We know, too, that there are members of our Diocese who believe that the General Synod made a faithful decision. One of the gifts and challenges of the Anglican Church is that we can hold divergent views yet still pray together. It is our fervent hope that this continues to be true as we seek our way into the future together.

Please pray for the Church and for our diocese. Pray for our LGTBQ2+ brothers and sisters. Pray for us as we seek to be faithful leaders in the Diocese of Huron. We hold each of you in our prayers and in our hearts. May the God of all grace, heal us, fill us, renew us and empower us that we may continually seek the Spirit of God in our midst and in each other.

Yours in Christ,

The Rt. Rev. Robert Bennett The Rt. Rev. Linda Nicholls

St. George’s, Windsor to be demolished

The Diocese of Huron is demolishing St. George’s in Windsor because the congregation has withered and the diocese doesn’t need the building. Of course, when St. Aidan’s congregation – also in Windsor – joined ANiC, the diocese took them to court because they really needed the property – rather like my dog: if I pick up a stick, he must have it, only to lose interest when I drop it.

From here:

Historic St. George’s Church and Hall, facing likely demolition, will be put up for sale in a last-ditch effort to save it.

But officials at the Anglican Church’s Diocese of Huron — which owns the Walkerville property, with an asking price of $250,000 — aren’t holding their breath.

“We’re going to proceed with demolition but because the city really would like to see if we can sell it first, we’re going to test it on the market for a couple of months,” Paul Rathbone, secretary-treasurer for the Diocese of Huron, said Wednesday. “But we’re not going to hold it on the market long at all.

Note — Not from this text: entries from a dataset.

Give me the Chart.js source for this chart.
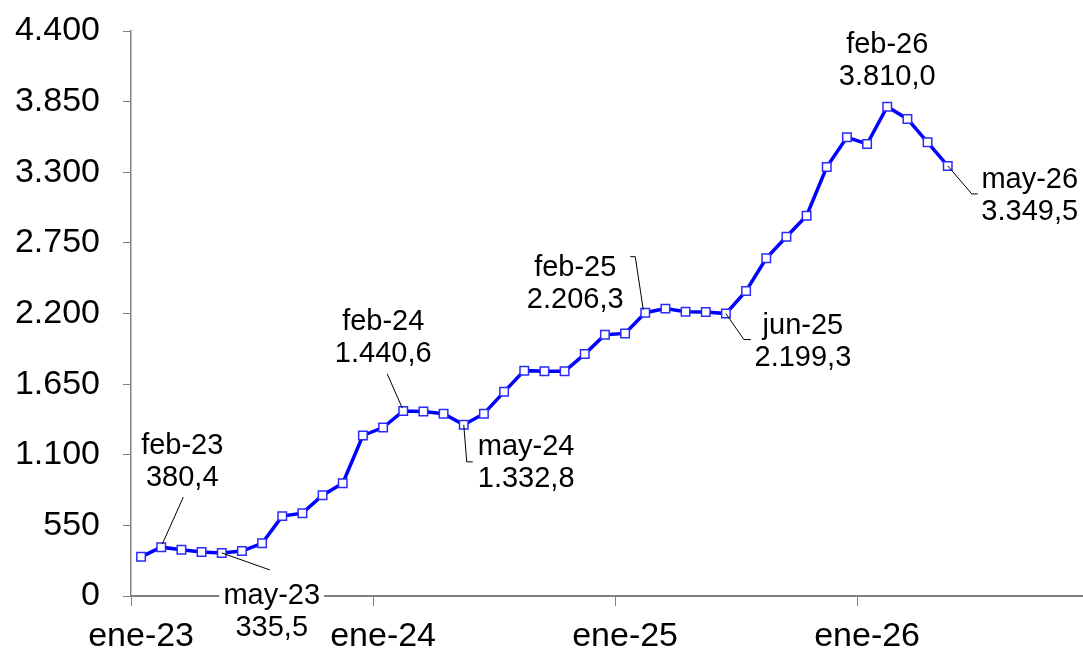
<!DOCTYPE html>
<html>
<head>
<meta charset="utf-8">
<script src="https://cdn.jsdelivr.net/npm/chart.js@4.4.0/dist/chart.umd.min.js"></script>
<style>
  html, body { margin: 0; padding: 0; background: #fff; overflow: hidden; }
  #wrap { width: 1083px; height: 653px; overflow: hidden; }
</style>
</head>
<body>
<div id="wrap"><canvas id="chart" width="1099" height="653"></canvas></div>
<script>
// months on the axis (data stops at may-26)
const months = [
  'ene-23','feb-23','mar-23','abr-23','may-23','jun-23','jul-23','ago-23','sep-23','oct-23','nov-23','dic-23',
  'ene-24','feb-24','mar-24','abr-24','may-24','jun-24','jul-24','ago-24','sep-24','oct-24','nov-24','dic-24',
  'ene-25','feb-25','mar-25','abr-25','may-25','jun-25','jul-25','ago-25','sep-25','oct-25','nov-25','dic-25',
  'ene-26','feb-26','mar-26','abr-26','may-26','jun-26','jul-26','ago-26','sep-26','oct-26','nov-26','dic-26'
];
const values = [
  305, 380.4, 360, 342, 335.5, 350, 410, 622, 645, 785, 878, 1250,
  1312, 1440.6, 1436, 1420, 1332.8, 1420, 1590, 1755, 1750, 1750, 1884, 2034,
  2045, 2206.3, 2238, 2214, 2212, 2199.3, 2375, 2630, 2798, 2962, 3341, 3572,
  3520, 3810.0, 3715, 3533, 3349.5
];
const yMin = 0, yMax = 4400, yStep = 550;
const highlighted = ['feb-23', 'may-23', 'feb-24', 'may-24', 'feb-25', 'jun-25', 'feb-26', 'may-26'];

// label placement relative to the point (px)
const callouts = {
  'feb-23': { dx: 21, dy: -101, align: 'center', path: [[22, -50], [1, -3]] },
  'may-23': { dx: 50, dy: 43, align: 'center', path: [[0, 0], [48, 17]], bg: true },
  'feb-24': { dx: -20, dy: -89, align: 'center', path: [[-16, -37], [-1, -3]] },
  'may-24': { dx: 14, dy: 22, align: 'left', path: [[0, 0], [3, 37], [9, 37]] },
  'feb-25': { dx: -70, dy: -45, align: 'center', path: [[-15, -56], [-10, -56], [-2, -3]] },
  'jun-25': { dx: 77, dy: 12, align: 'center', path: [[0, 0], [18, 26], [25, 26]] },
  'feb-26': { dx: 0, dy: -62, align: 'center', path: [] },
  'may-26': { dx: 82, dy: 14, align: 'center', path: [[0, 0], [24, 28], [30, 28]] }
};

function fmt(v, dec) {
  const parts = v.toFixed(dec).split('.');
  const whole = parts[0].replace(/\B(?=(\d{3})+(?!\d))/g, '.');
  return dec ? whole + ',' + parts[1] : whole;
}

const FONT = '"Liberation Sans", Arial, sans-serif';

const calloutPlugin = {
  id: 'callouts',
  afterDatasetsDraw(chart) {
    const ctx = chart.ctx;
    const meta = chart.getDatasetMeta(0);
    ctx.save();
    ctx.font = '29px ' + FONT;
    ctx.textBaseline = 'middle';
    highlighted.forEach(m => {
      const i = months.indexOf(m);
      const pt = meta.data[i];
      const c = callouts[m];
      if (!pt || !c) return;
      const x = pt.x, y = pt.y;
      if (c.path.length) {
        ctx.strokeStyle = '#000';
        ctx.lineWidth = 1;
        ctx.beginPath();
        c.path.forEach((p, k) => {
          if (k === 0) ctx.moveTo(x + p[0], y + p[1]);
          else ctx.lineTo(x + p[0], y + p[1]);
        });
        ctx.stroke();
      }
      const lines = [m, fmt(values[i], 1)];
      ctx.textAlign = c.align;
      lines.forEach((t, k) => {
        const ty = y + c.dy + k * 32;
        if (c.bg && k === 0) {
          const w = ctx.measureText(t).width;
          ctx.fillStyle = '#fff';
          ctx.fillRect(x + c.dx - w / 2 - 4, ty - 14, w + 8, 28);
        }
        ctx.fillStyle = '#000';
        ctx.fillText(t, x + c.dx, ty);
      });
    });
    ctx.restore();
  }
};

new Chart(document.getElementById('chart'), {
  type: 'line',
  data: {
    labels: months,
    datasets: [{
      data: values,
      borderColor: '#0000ff',
      borderWidth: 3.5,
      pointStyle: 'rect',
      pointRadius: 6,
      pointBackgroundColor: '#ffffff',
      pointBorderColor: '#2a2aff',
      pointBorderWidth: 1.5,
      tension: 0,
      fill: false
    }]
  },
  options: {
    responsive: false,
    devicePixelRatio: 1,
    animation: false,
    layout: { autoPadding: false, padding: { top: 31, right: 0, bottom: 0, left: 0 } },
    plugins: { legend: { display: false }, tooltip: { enabled: false } },
    scales: {
      x: {
        offset: true,
        grid: {
          offset: true,
          drawOnChartArea: false,
          drawTicks: true,
          tickLength: 10,
          tickWidth: 1,
          tickColor: ctx => (ctx.index % 12 === 0 ? '#808080' : 'rgba(0,0,0,0)')
        },
        border: { display: true, color: '#808080', width: 2 },
        ticks: {
          autoSkip: false,
          maxRotation: 0,
          minRotation: 0,
          padding: 10,
          color: '#000',
          font: { family: FONT, size: 34 },
          callback: (v, i) => (i % 12 === 0 ? months[i] : '')
        },
        afterFit: s => { s.height = 57; s.paddingRight = 0; s.paddingLeft = 0; }
      },
      y: {
        min: yMin,
        max: yMax,
        grid: {
          drawOnChartArea: false,
          drawTicks: true,
          tickLength: 8,
          tickColor: '#808080'
        },
        border: { display: true, color: '#808080', width: 1.5 },
        ticks: {
          stepSize: yStep,
          padding: 23,
          color: '#000',
          font: { family: FONT, size: 34 },
          callback: v => fmt(v, 0)
        },
        afterFit: s => { s.width = 131; s.paddingTop = 0; s.paddingBottom = 0; }
      }
    }
  },
  plugins: [calloutPlugin]
});
</script>
</body>
</html>
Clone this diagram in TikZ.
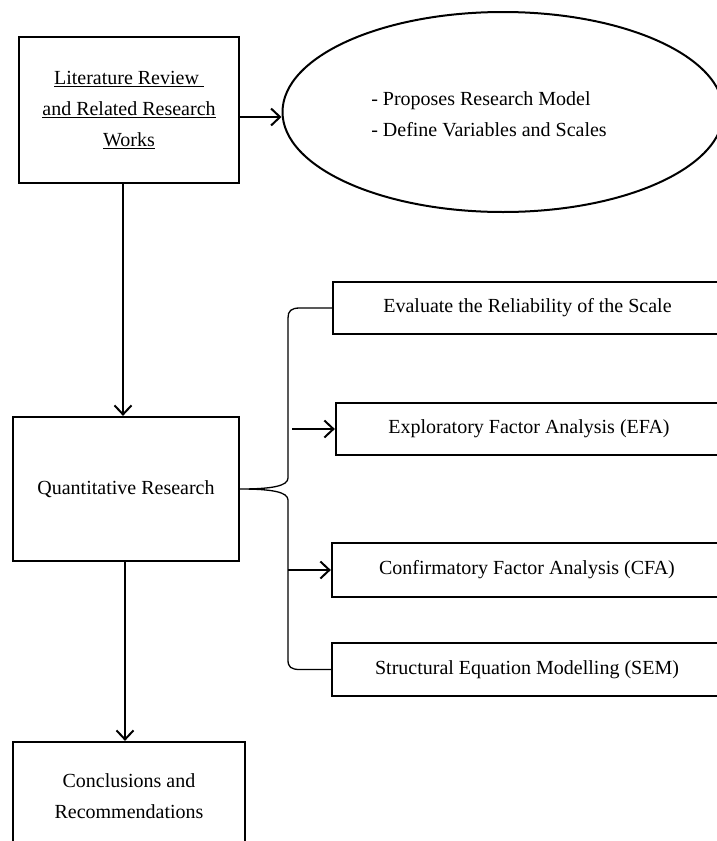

The Diocese of Huron hates fossil fuels

Cheap energy produced by fossil fuels has given us better medicines, cleaner water, warmer homes, cheaper and more plentiful food, more leisure time and a longer lifespan. It also provided the means of producing the clothes and glasses the young ladies below are wearing, the sign that they are holding and the dentistry that permits them to display their toothy grins with such aplomb.

The Diocese of Huron wants to divest from fossil fuels; Canon Linda Nixon from that diocese is the one on the left brandishing the sign.


The sign isn’t completely inaccurate: if she had her way it certainly would endanger our grandchildren.